Digo… lo del gaucho es mentira. Pero hubiera sido inexplicable, no?
Lo que no es mentira, anche sí inexplicable también, es la anécdota que refiere esta historia.
Yo se que circulan cuatrocientascincuentamilquinientas urban stories de cuando yo era creativo.
De muchas me hago cargo. Otras no las recuerdo en absoluto. Y las más, niego rotundamente el haberlas protagonizado; al menos, de la forma en que dice la leyenda.
Nunca le revoleé por la cabeza un sobre a la coordinadora de FCB (hoy Draft), al grito de “Folletos no hago; los folletos no dan premios!”.

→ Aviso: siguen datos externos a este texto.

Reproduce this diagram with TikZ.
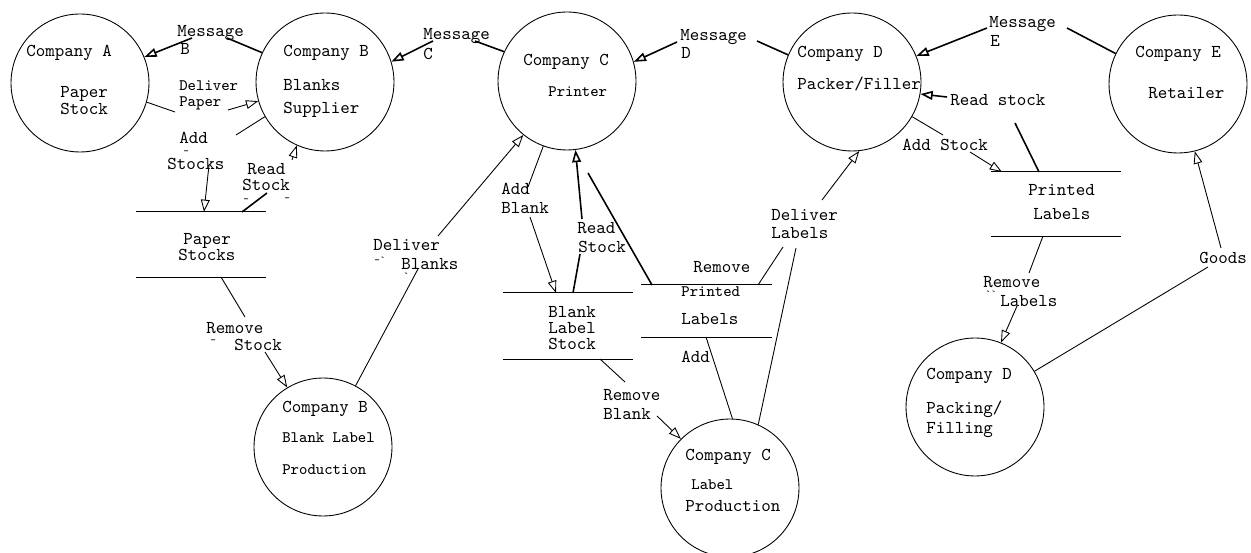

Nunca entré a la oficina del badulaque colombiano Gerente General de Leo Burnett para decirle, delante de un cliente, que venía de presentar un aviso de Marvin y el Gringo Minoyetti, que él había prohibido presentar. Y no, ese aviso nunca se aprobó y nunca ganó nada.
Nunca me fui al segundo día de laburo, porque me parecía una bosteada la agencia. Jamás.
Juro por mi vieja que es mentira total que le dije “Burra” en la cara y delante de diez personas a la Directora General de Cuentas de Young.
La que sí no puedo negar, y mucho menos explicar, es, como dije, la que refiere esta historia; la que me pasó con el Facha Grau. Ese mismo al cual tomé de trainee en Verdino y lo rajé porque se me amotinó un fin de semana, y al mes lo volví a tomar, esa vez como redactor junior. Y qué querés? Si era muy bueno. Casi tan bueno como tilingo. Por qué no lo iba a llamar de nuevo? Es más: después de Verdino me lo llevé a Burnett.
Bueno, parece que la primera vez que le hice l’interview, según vesiones circulantes en plaza, dado que yo no lo recuerdo, lo hice luciendo mi casco de moto en la cabeza. Toda l’interview. Como si no hubiera estado allí. Qué? Qué mirás? Qué?
No. No fue ese con el que parecía La Hormiga Atómica. No. Fue con el alemancito. Ese me quedaba mejor.